__RECORDS FOR PROCESSING__.
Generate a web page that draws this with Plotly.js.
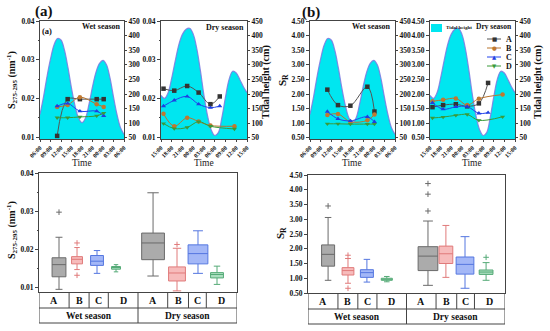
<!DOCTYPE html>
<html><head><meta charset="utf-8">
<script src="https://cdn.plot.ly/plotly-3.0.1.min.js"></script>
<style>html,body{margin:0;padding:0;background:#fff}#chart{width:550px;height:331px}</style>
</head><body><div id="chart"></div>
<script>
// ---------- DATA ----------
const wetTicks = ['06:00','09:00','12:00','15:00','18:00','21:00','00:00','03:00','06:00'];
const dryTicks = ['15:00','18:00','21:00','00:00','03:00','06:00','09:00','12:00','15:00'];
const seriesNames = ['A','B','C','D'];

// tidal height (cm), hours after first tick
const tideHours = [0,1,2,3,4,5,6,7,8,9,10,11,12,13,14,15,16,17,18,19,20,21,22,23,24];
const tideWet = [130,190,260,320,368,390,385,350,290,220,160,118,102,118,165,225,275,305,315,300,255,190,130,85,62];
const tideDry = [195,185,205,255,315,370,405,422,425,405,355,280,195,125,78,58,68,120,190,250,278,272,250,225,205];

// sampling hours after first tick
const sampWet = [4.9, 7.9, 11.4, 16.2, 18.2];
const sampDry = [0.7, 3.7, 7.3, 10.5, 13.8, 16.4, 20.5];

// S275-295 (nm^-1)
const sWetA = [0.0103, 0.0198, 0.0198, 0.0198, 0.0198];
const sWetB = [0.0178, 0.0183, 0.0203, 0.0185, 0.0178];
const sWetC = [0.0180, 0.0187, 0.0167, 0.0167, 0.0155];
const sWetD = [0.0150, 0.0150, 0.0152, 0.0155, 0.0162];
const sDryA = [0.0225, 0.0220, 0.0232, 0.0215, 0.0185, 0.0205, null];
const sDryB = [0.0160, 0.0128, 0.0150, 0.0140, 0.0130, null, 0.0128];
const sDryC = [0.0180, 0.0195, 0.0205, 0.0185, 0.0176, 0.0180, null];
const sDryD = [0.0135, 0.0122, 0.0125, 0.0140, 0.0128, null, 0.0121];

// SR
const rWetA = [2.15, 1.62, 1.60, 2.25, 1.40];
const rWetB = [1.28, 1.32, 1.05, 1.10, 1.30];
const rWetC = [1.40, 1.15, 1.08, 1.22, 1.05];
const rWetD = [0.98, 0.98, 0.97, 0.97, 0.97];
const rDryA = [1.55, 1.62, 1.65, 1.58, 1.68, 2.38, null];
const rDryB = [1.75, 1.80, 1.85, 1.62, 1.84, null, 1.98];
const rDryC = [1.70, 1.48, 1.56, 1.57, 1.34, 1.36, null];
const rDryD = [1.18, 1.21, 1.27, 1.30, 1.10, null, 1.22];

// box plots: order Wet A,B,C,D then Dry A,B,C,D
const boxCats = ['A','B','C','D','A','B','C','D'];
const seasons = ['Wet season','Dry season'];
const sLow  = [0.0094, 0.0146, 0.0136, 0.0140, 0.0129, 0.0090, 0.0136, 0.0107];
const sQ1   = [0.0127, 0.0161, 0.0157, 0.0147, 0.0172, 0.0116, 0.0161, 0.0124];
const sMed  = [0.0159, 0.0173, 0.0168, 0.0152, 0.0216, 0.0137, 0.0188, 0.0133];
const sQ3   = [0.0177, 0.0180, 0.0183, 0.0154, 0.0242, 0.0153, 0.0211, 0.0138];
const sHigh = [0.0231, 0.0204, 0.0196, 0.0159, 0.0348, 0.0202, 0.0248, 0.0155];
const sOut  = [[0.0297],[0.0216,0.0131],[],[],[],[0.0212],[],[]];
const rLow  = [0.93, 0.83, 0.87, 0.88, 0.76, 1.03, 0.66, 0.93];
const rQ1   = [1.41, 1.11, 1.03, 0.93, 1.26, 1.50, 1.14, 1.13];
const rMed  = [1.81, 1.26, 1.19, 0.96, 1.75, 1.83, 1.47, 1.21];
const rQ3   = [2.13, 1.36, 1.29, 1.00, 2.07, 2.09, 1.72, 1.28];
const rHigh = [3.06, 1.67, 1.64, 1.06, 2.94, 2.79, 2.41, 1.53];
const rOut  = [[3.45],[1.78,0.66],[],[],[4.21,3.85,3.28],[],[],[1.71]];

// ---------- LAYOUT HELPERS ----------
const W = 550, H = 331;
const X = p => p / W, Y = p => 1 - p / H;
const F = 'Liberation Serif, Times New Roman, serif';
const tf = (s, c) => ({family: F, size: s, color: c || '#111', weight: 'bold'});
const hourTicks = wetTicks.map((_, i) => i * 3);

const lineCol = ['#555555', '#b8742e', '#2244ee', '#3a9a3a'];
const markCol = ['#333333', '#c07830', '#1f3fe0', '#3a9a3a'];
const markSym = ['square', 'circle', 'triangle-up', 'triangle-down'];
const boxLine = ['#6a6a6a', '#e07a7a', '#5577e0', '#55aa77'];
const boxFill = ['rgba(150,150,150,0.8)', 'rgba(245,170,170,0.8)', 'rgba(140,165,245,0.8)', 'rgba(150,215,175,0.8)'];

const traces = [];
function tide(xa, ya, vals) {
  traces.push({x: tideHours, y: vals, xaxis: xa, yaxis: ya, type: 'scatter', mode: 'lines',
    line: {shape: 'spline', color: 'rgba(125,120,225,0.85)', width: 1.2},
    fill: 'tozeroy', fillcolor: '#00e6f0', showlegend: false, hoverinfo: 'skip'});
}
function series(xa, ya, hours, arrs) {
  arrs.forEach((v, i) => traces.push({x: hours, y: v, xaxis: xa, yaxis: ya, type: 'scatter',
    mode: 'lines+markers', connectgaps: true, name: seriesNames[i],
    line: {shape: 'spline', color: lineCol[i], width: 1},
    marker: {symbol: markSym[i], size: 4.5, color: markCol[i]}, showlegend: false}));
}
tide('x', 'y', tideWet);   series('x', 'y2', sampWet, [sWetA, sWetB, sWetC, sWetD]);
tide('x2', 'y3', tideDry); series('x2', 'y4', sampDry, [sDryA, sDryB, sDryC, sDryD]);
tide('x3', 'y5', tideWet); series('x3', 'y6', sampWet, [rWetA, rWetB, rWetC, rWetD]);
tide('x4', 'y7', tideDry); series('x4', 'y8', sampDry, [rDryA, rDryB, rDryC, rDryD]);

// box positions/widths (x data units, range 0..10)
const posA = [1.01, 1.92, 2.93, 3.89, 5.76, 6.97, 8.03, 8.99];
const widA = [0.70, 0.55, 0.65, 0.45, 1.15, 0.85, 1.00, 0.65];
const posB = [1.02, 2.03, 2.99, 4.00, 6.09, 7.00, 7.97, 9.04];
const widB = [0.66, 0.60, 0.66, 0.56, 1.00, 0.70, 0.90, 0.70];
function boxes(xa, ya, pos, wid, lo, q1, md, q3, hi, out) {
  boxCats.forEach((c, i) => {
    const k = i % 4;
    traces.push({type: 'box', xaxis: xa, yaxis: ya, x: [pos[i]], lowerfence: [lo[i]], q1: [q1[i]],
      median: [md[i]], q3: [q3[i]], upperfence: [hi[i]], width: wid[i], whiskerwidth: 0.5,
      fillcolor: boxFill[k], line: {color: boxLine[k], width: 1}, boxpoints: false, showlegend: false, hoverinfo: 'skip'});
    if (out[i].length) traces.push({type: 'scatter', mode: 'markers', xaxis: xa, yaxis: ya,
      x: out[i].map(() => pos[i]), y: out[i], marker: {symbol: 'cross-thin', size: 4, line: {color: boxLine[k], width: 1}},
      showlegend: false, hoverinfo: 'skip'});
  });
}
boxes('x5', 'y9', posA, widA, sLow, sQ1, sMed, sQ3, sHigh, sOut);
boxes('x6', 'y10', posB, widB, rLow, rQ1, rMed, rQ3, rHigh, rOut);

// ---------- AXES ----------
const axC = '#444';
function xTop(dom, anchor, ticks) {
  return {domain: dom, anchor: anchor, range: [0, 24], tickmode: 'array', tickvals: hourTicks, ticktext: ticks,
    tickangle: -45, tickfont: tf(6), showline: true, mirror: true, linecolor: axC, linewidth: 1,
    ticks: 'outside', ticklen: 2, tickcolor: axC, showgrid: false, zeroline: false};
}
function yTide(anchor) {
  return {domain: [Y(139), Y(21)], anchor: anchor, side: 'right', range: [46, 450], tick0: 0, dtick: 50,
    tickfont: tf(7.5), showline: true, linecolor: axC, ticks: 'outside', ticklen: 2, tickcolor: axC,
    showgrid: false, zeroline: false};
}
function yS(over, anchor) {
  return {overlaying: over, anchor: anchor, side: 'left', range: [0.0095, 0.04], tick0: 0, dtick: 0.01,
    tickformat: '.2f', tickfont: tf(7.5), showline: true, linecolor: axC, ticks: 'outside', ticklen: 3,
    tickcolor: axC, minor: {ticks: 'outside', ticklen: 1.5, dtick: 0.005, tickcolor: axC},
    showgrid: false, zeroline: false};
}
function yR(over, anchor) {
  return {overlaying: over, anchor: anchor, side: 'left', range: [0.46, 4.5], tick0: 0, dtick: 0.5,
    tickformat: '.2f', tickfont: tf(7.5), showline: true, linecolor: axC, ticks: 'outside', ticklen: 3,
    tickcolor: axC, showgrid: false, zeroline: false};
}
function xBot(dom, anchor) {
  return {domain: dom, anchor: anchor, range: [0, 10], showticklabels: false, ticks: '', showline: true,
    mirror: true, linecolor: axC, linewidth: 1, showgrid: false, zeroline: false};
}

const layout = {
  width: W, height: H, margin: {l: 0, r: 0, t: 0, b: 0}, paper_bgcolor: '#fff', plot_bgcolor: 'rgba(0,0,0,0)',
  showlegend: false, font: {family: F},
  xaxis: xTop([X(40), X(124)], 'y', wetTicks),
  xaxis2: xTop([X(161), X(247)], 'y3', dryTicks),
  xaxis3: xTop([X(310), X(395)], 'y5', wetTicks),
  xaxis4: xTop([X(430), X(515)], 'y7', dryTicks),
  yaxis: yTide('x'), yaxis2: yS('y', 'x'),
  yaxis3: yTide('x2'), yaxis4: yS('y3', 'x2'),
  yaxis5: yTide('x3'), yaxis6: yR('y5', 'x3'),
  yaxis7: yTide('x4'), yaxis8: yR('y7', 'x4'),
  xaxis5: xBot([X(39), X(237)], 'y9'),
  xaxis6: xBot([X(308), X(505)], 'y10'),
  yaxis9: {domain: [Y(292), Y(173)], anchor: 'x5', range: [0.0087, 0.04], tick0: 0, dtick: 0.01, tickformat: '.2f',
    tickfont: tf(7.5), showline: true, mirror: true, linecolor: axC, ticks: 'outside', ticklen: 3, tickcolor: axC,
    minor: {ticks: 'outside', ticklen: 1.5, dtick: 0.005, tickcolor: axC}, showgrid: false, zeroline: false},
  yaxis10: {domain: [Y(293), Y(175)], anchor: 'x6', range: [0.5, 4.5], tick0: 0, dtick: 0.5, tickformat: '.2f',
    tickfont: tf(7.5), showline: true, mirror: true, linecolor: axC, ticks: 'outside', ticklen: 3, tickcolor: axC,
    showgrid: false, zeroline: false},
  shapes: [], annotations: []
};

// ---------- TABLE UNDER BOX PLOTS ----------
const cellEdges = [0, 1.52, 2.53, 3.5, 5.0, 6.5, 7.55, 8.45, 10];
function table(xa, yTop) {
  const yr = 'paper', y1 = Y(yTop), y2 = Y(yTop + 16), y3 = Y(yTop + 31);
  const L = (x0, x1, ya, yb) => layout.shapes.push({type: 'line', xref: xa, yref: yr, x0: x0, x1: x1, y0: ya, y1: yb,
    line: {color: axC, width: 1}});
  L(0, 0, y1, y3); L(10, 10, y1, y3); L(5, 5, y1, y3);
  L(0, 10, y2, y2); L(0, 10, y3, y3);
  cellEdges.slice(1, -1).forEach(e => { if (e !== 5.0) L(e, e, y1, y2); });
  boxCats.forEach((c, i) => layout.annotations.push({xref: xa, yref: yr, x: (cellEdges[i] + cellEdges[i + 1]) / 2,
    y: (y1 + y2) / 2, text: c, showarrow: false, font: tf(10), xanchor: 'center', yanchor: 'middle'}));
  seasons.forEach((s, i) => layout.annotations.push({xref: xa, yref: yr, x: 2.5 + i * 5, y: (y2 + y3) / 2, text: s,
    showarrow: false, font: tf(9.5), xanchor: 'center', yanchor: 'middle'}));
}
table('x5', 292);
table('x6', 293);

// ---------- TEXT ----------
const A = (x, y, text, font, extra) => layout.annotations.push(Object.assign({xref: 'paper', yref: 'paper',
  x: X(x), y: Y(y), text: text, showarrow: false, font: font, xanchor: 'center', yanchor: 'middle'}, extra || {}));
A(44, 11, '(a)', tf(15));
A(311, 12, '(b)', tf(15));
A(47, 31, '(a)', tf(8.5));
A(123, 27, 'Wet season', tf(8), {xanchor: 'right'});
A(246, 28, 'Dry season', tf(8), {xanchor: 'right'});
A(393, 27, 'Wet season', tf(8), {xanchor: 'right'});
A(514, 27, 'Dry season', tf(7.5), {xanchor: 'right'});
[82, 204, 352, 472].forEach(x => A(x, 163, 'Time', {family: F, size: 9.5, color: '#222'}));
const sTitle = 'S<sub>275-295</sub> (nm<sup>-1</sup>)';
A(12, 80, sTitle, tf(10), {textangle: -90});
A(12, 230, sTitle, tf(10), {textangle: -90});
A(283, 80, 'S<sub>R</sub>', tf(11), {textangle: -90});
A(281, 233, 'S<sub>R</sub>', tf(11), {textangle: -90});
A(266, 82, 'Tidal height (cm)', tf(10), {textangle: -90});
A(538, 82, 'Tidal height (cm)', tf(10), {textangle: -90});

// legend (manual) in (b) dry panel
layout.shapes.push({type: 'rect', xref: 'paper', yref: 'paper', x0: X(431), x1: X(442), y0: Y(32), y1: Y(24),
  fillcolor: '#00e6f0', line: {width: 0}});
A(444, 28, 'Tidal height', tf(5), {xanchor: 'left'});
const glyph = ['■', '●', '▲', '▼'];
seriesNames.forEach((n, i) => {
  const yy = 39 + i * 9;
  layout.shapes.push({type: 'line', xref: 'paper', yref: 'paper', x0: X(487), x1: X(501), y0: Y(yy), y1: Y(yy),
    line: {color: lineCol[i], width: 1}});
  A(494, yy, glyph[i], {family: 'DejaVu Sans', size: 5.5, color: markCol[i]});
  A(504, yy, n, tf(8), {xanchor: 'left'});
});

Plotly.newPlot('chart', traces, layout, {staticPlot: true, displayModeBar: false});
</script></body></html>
==
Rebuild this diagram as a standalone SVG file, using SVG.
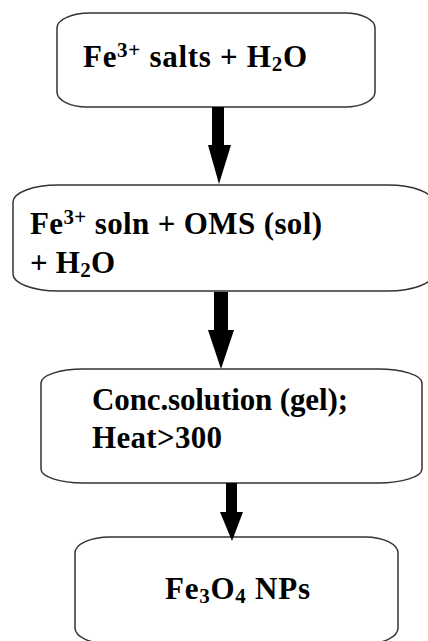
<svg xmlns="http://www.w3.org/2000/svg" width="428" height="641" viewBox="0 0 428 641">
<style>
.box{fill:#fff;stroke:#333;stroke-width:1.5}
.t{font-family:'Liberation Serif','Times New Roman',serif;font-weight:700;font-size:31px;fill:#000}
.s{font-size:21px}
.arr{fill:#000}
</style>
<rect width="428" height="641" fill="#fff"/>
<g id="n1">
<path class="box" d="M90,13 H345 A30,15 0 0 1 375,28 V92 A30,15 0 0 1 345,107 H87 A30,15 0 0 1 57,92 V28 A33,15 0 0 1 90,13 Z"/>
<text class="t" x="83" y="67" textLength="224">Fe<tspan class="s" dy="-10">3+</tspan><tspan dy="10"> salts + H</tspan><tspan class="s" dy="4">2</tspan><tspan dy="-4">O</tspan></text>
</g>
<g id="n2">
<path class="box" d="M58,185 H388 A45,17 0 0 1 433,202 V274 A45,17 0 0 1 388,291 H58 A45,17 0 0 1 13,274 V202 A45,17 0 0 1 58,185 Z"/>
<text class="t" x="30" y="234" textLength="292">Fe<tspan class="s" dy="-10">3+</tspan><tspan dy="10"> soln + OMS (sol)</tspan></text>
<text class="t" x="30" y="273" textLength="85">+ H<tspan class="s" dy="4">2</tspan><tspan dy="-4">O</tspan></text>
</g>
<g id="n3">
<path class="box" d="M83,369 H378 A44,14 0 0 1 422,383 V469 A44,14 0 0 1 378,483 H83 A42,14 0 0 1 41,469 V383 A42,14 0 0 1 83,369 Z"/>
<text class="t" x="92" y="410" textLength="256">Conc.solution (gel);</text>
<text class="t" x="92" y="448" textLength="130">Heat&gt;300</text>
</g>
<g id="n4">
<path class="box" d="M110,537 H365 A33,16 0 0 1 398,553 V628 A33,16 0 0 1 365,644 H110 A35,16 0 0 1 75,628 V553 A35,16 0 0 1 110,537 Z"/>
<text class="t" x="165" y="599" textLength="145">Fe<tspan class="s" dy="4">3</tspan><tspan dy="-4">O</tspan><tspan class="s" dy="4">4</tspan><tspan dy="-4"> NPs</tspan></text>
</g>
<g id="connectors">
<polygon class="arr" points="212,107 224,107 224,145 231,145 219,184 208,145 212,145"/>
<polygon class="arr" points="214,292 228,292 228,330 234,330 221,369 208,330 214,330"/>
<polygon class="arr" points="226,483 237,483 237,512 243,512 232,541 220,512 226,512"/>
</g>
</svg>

__TO BE DONE__. Set down exactly the lines above, from the line containing "Generate a web" through the line containing "const sampDry = [0.7, 3.7, 7.3, 10.5, 13.8, 16.4, 20.5];". Skip the pictures.

__ANSWER IN FULL__.
Generate a web page that draws this with Plotly.js.
<!DOCTYPE html>
<html><head><meta charset="utf-8">
<script src="https://cdn.plot.ly/plotly-3.0.1.min.js"></script>
<style>html,body{margin:0;padding:0;background:#fff}#chart{width:550px;height:331px}</style>
</head><body><div id="chart"></div>
<script>
// ---------- DATA ----------
const wetTicks = ['06:00','09:00','12:00','15:00','18:00','21:00','00:00','03:00','06:00'];
const dryTicks = ['15:00','18:00','21:00','00:00','03:00','06:00','09:00','12:00','15:00'];
const seriesNames = ['A','B','C','D'];

// tidal height (cm), hours after first tick
const tideHours = [0,1,2,3,4,5,6,7,8,9,10,11,12,13,14,15,16,17,18,19,20,21,22,23,24];
const tideWet = [130,190,260,320,368,390,385,350,290,220,160,118,102,118,165,225,275,305,315,300,255,190,130,85,62];
const tideDry = [195,185,205,255,315,370,405,422,425,405,355,280,195,125,78,58,68,120,190,250,278,272,250,225,205];

// sampling hours after first tick
const sampWet = [4.9, 7.9, 11.4, 16.2, 18.2];
const sampDry = [0.7, 3.7, 7.3, 10.5, 13.8, 16.4, 20.5];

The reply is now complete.